SET PROBLEM — Starting at the line containing "Rebuild this chart" and ending at the line containing "u_log = [1.93, 4.34, 6.96, 9.58, 12.2, 13.78]", reproduce each line exactly as written, with both end lines included and all pictures omitted.

RECORD LIST —
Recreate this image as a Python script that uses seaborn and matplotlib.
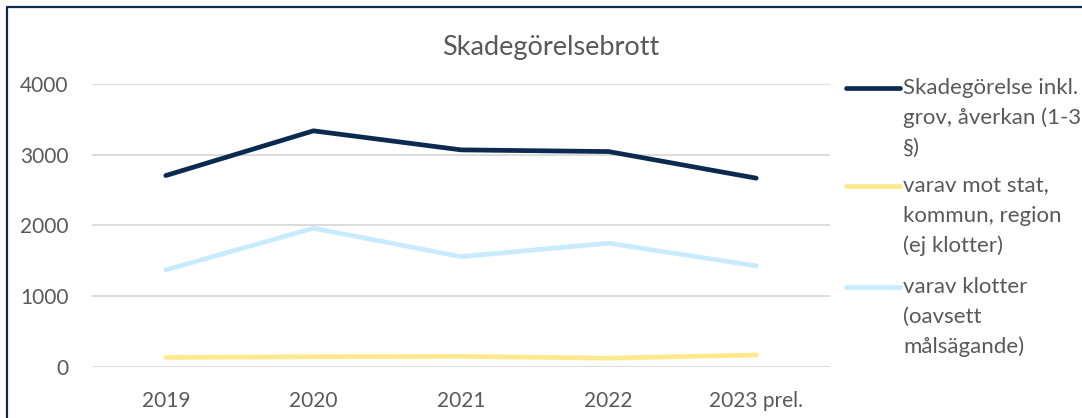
import matplotlib
matplotlib.use("Agg")
import matplotlib.pyplot as plt
from matplotlib.lines import Line2D
import seaborn as sns
import pandas as pd

years = ["2019", "2020", "2021", "2022", "2023 prel."]
skadegorelse = [2706, 3338, 3069, 3045, 2669]
mot_stat = [135, 145, 150, 125, 170]
klotter = [1372, 1962, 1560, 1750, 1429]

series_names = [
    "Skadegörelse inkl. grov, åverkan (1-3 §)",
    "varav mot stat, kommun, region (ej klotter)",
    "varav klotter (oavsett målsägande)",
]
legend_lines = [
    ["Skadegörelse inkl.", "grov, åverkan (1-3", "§)"],
    ["varav mot stat,", "kommun, region", "(ej klotter)"],
    ["varav klotter", "(oavsett", "målsägande)"],
]
colors = ["#0B2A50", "#FFE98F", "#C8EBFF"]

df = pd.DataFrame({
    "år": years * 3,
    "antal": skadegorelse + mot_stat + klotter,
    "serie": [series_names[0]] * 5 + [series_names[1]] * 5 + [series_names[2]] * 5,
})

sns.set_theme(style="white")
plt.rcParams["font.family"] = ["Lato", "DejaVu Sans"]

W, H = 1082, 418
text_color = "#595959"
fig = plt.figure(figsize=(W / 100, H / 100), dpi=100)
ax = fig.add_axes([92 / W, 1 - 367 / H, (830 - 92) / W, (367 - 84) / H])

sns.lineplot(data=df, x="år", y="antal", hue="serie", palette=colors,
             hue_order=series_names, linewidth=3.4, legend=False, ax=ax, sort=False)
for ln in ax.lines:
    ln.set_solid_capstyle("round")
    ln.set_solid_joinstyle("round")

ax.set_ylim(0, 4000)
ax.set_xlim(-0.5, 4.5)
ax.set_yticks([0, 1000, 2000, 3000, 4000])
ax.yaxis.grid(True, color="#D9D9D9", linewidth=1.3)
ax.set_axisbelow(True)
for s in ax.spines.values():
    s.set_visible(False)
ax.tick_params(axis="both", length=0, labelsize=15, labelcolor=text_color)
ax.tick_params(axis="y", pad=17)
ax.tick_params(axis="x", pad=17)
ax.set_xlabel("")
ax.set_ylabel("")

fig.text(551 / W, 1 - 47 / H, "Skadegörelsebrott", ha="center", va="center",
         fontsize=19.5, color=text_color)

# legend: handle next to the first line of each wrapped label
entry_tops = [88, 186, 287]
line_pitch = 30
for color, lines, top in zip(colors, legend_lines, entry_tops):
    fig.add_artist(Line2D([846 / W, 900 / W], [1 - top / H] * 2, transform=fig.transFigure,
                          color=color, linewidth=3.4, solid_capstyle="round"))
    for i, txt in enumerate(lines):
        fig.text(903 / W, 1 - (top + i * line_pitch) / H, txt, ha="left", va="center",
                 fontsize=16, color=text_color)

# chart frame
fig.add_artist(Line2D([7 / W, 7 / W], [0, 1 - 7 / H], transform=fig.transFigure,
                      color="#0B2A50", linewidth=1.6))
fig.add_artist(Line2D([7 / W, 1], [1 - 7 / H, 1 - 7 / H], transform=fig.transFigure,
                      color="#0B2A50", linewidth=1.6))

fig.savefig("out.png", dpi=100)
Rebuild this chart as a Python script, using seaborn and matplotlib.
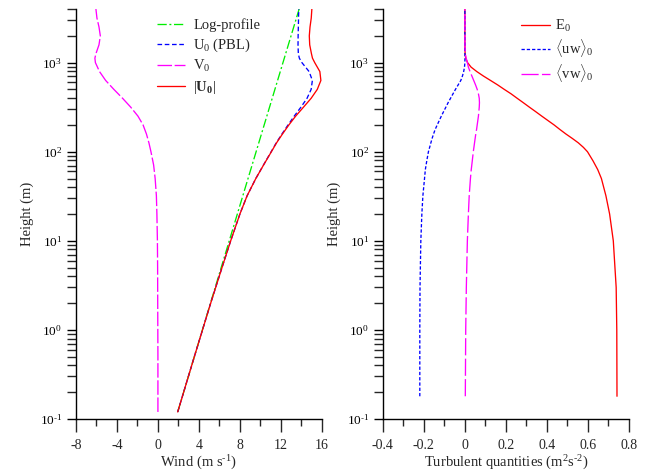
import numpy as np
import matplotlib
matplotlib.use("Agg")
import matplotlib.pyplot as plt
import matplotlib.ticker as mticker
import seaborn as sns

# ---- left panel: wind profiles ----
z_log = [0.12, 1, 10, 100, 1000, 4000]
u_log = [1.93, 4.34, 6.96, 9.58, 12.2, 13.78]

z_wind = [0.12, 0.2, 0.5, 1, 2, 5, 10, 20, 32, 50, 71, 100, 126, 158, 200,
          251, 316, 398, 501, 631, 794, 1000, 1122, 1259, 1585, 1995, 2512,
          3162, 4000]
u0_pbl = [1.93, 2.51, 3.55, 4.35, 5.15, 6.25, 7.1, 8.0, 8.7, 9.55, 10.3, 11.05,
          11.55, 12.1, 12.7, 13.3, 13.95, 14.55, 14.95, 15.07, 14.75, 14.05,
          13.8, 13.7, 13.67, 13.68, 13.7, 13.72, 13.74]
v0 = [0.0, 0.0, 0.0, -0.01, -0.02, -0.03, -0.05, -0.1, -0.15, -0.27, -0.42,
      -0.68, -0.88, -1.12, -1.45, -1.95, -2.65, -3.45, -4.3, -5.1, -5.7, -6.1,
      -6.15, -6.05, -5.75, -5.62, -5.75, -5.95, -6.05]
u0_abs = [1.93, 2.51, 3.55, 4.35, 5.15, 6.25, 7.1, 8.0, 8.7, 9.55, 10.31, 11.07,
          11.58, 12.15, 12.78, 13.44, 14.2, 14.95, 15.55, 15.9, 15.8, 15.3,
          15.08, 14.98, 14.81, 14.77, 14.84, 14.96, 15.02]

# ---- right panel: turbulent quantities ----
z_turb = [0.18, 1, 3, 10, 20, 32, 50, 63, 79, 100, 112, 126, 141, 158, 178,
          200, 224, 251, 282, 316, 355, 398, 447, 501, 562, 631, 708, 794, 891,
          1000, 1122, 1259, 1585, 2000, 4000]
e0 = [0.742, 0.741, 0.738, 0.724, 0.706, 0.688, 0.666, 0.648, 0.625, 0.598,
      0.578, 0.553, 0.524, 0.493, 0.463, 0.435, 0.405, 0.375, 0.345, 0.315,
      0.285, 0.255, 0.225, 0.192, 0.16, 0.125, 0.09, 0.058, 0.03, 0.013,
      0.004, 0.001, 0.0, 0.0, 0.0]
uw0 = [-0.22, -0.22, -0.219, -0.215, -0.21, -0.205, -0.197, -0.193, -0.186,
       -0.178, -0.172, -0.166, -0.16, -0.153, -0.145, -0.135, -0.125, -0.115,
       -0.104, -0.093, -0.082, -0.07, -0.058, -0.046, -0.033, -0.02, -0.012,
       -0.006, -0.002, 0.0, 0.0, 0.0, 0.0, 0.0, 0.0]
vw0 = [0.002, 0.004, 0.007, 0.012, 0.017, 0.021, 0.027, 0.031, 0.036, 0.041,
       0.044, 0.047, 0.05, 0.053, 0.057, 0.06, 0.063, 0.066, 0.068, 0.07,
       0.071, 0.07, 0.066, 0.06, 0.052, 0.043, 0.034, 0.025, 0.017, 0.012,
       0.006, 0.002, 0.0, 0.0, 0.0]

sns.set_style("ticks")
plt.rcParams["font.family"] = ["Liberation Serif", "DejaVu Serif"]
plt.rcParams["mathtext.fontset"] = "custom"
plt.rcParams["mathtext.rm"] = "Liberation Serif"
plt.rcParams["mathtext.it"] = "Liberation Serif:italic"
plt.rcParams["mathtext.bf"] = "Liberation Serif:bold"
plt.rcParams["axes.unicode_minus"] = False

fig = plt.figure(figsize=(6.49, 4.71), dpi=100)
ax1 = fig.add_axes([0.117, 0.1104, 0.379, 0.8705])
ax2 = fig.add_axes([0.590, 0.1104, 0.379, 0.8705])

lw = 0.95
sns.lineplot(x=u_log, y=z_log, ax=ax1, sort=False, estimator=None, color="#00ee00",
             lw=lw, linestyle=(0, (7, 2, 1.5, 2)), label="Log-profile")
sns.lineplot(x=u0_pbl, y=z_wind, ax=ax1, sort=False, estimator=None, color="#0000ff",
             lw=lw, linestyle=(0, (3.5, 2)), label=r"U$_0$ (PBL)")
sns.lineplot(x=v0, y=z_wind, ax=ax1, sort=False, estimator=None, color="#ff00ff",
             lw=lw, linestyle=(0, (11, 2)), label=r"V$_0$")
sns.lineplot(x=u0_abs, y=z_wind, ax=ax1, sort=False, estimator=None, color="#ff0000",
             lw=lw, label=r"$|\mathbf{U_0}|$")

sns.lineplot(x=e0, y=z_turb, ax=ax2, sort=False, estimator=None, color="#ff0000",
             lw=lw, label=r"E$_0$")
sns.lineplot(x=uw0, y=z_turb, ax=ax2, sort=False, estimator=None, color="#0000ff",
             lw=lw, linestyle=(0, (2.5, 1.5)), label=r"$\langle$uw$\rangle_0$")
sns.lineplot(x=vw0, y=z_turb, ax=ax2, sort=False, estimator=None, color="#ff00ff",
             lw=lw, linestyle=(0, (13, 2.5)), label=r"$\langle$vw$\rangle_0$")


def log_label(v, pos):
    e = int(round(np.log10(v)))
    return r"10$^{%s}$" % ("\u2011" + str(-e) if e < 0 else str(e))


for ax in (ax1, ax2):
    ax.set_yscale("log")
    ax.set_ylim(0.1, 4000)
    ax.yaxis.set_major_locator(mticker.LogLocator(base=10, numticks=10))
    ax.yaxis.set_major_formatter(mticker.FuncFormatter(log_label))
    ax.yaxis.set_minor_locator(mticker.LogLocator(base=10, subs=np.arange(2, 10), numticks=10))
    ax.yaxis.set_minor_formatter(mticker.NullFormatter())
    sns.despine(ax=ax)
    for s in ("left", "bottom"):
        ax.spines[s].set_color("black")
        ax.spines[s].set_linewidth(1.0)
    ax.tick_params(axis="y", which="major", direction="out", length=6.5, width=1.0,
                   labelsize=9.5, colors="black")
    ax.tick_params(axis="y", which="minor", direction="out", length=6.5, width=1.0)
    ax.tick_params(axis="x", which="major", direction="out", length=9.5, width=1.0,
                   labelsize=10, pad=5)
    ax.tick_params(axis="x", which="minor", direction="out", length=5, width=1.0)
    ax.set_ylabel("Height (m)", fontsize=10.5)

ax1.set_xlim(-8, 16)
ax1.xaxis.set_major_locator(mticker.MultipleLocator(4))
ax1.xaxis.set_minor_locator(mticker.MultipleLocator(2))
ax1.set_xlabel("Wind (m s$^{\u20111}$)", fontsize=10.5, labelpad=1)

ax2.set_xlim(-0.4, 0.8)
ax2.xaxis.set_major_locator(mticker.MultipleLocator(0.2))
ax2.xaxis.set_minor_locator(mticker.MultipleLocator(0.1))
ax2.xaxis.set_major_formatter(mticker.FuncFormatter(lambda v, p: "0" if abs(v) < 1e-9 else f"{v:.1f}"))
ax2.set_xlabel("Turbulent quantities (m$^2$s$^{\u20112}$)", fontsize=10.5, labelpad=1)

ax1.legend(loc="upper left", bbox_to_anchor=(0.30, 0.995), frameon=False, fontsize=10.5,
           handlelength=1.9, handletextpad=0.6, labelspacing=0.3, borderpad=0)
ax2.legend(loc="upper left", bbox_to_anchor=(0.53, 0.995), frameon=False, fontsize=10.5,
           handlelength=2.0, handletextpad=0.35, labelspacing=0.2, borderpad=0)

fig.savefig("out.png", dpi=100)
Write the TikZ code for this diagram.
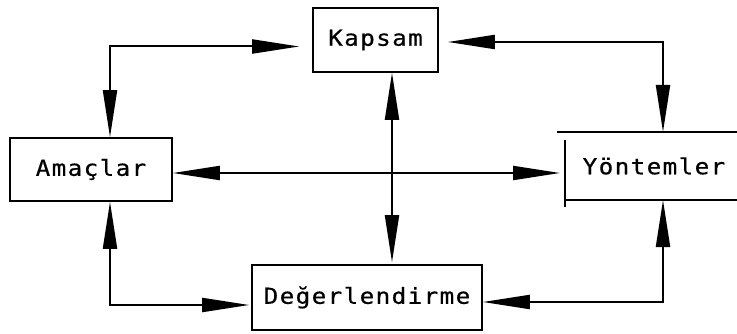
\documentclass[tikz,border=0pt]{standalone}
\usepackage{fontspec}
\newfontfamily\plotfont[FakeStretch=1.1,LetterSpace=6.5,FakeBold=0.5]{DejaVu Sans Mono}
\usetikzlibrary{arrows.meta,calc}
\begin{document}
\begin{tikzpicture}[x=1pt,y=-1pt,
  label/.style={inner sep=0pt, font=\plotfont\fontsize{22}{26}\selectfont},
  box/.style={label, draw, line width=1.6pt, rectangle},
  edge/.style={line width=1.6pt},
  link/.style={line width=2pt,
    {Triangle[length=47pt,width=14pt]}-{Triangle[length=47pt,width=14pt]}},
]
\useasboundingbox (0,0) rectangle (737,334);
\clip (0,0) rectangle (737,334);

% boxes
\node[box, minimum width=125pt, minimum height=64pt] (kap) at (375.5,40) {Kapsam};
\node[box, minimum width=162pt, minimum height=63pt] (ama) at (91,169.5) {Amaçlar};
\node[box, minimum width=230pt, minimum height=65pt] (deg) at (367,297.5) {Değerlendirme};

% the right-hand box runs off the edge: only its top, left and bottom show
\node[label] (yon) at (654,166) {Yöntemler};
\draw[edge] (557,132) -- (737,132);
\draw[edge] (565,140) -- (565,207);
\draw[edge] (565,200) -- (737,200);
\coordinate (yonTop) at (663,132);
\coordinate (yonBot) at (663,200);
\coordinate (yonLeft) at (560,173);

% two-way connectors
\draw[link] ([xshift=-13pt,yshift=-6.5pt]kap.west) -| ([xshift=19pt]ama.north);
\draw[link] ([xshift=9pt,yshift=-2pt]kap.east) -| (yonTop);
\draw[link] ([yshift=-3.5pt]ama.east) -- (yonLeft);
\draw[link] ([xshift=16.5pt]kap.south) -- ([xshift=25pt,yshift=2pt]deg.north);
\draw[link] ([xshift=19pt]ama.south) |- ([xshift=-2pt,yshift=-7.5pt]deg.west);
\draw[link] (yonBot) |- ([yshift=-4.5pt]deg.east);
\end{tikzpicture}
\end{document}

FINAL RESULT —
Rebuild this chart as a Python script, using seaborn and matplotlib.
import numpy as np
import matplotlib
matplotlib.use("Agg")
import matplotlib.pyplot as plt
import matplotlib.ticker as mticker
import seaborn as sns

# ---- left panel: wind profiles ----
z_log = [0.12, 1, 10, 100, 1000, 4000]
u_log = [1.93, 4.34, 6.96, 9.58, 12.2, 13.78]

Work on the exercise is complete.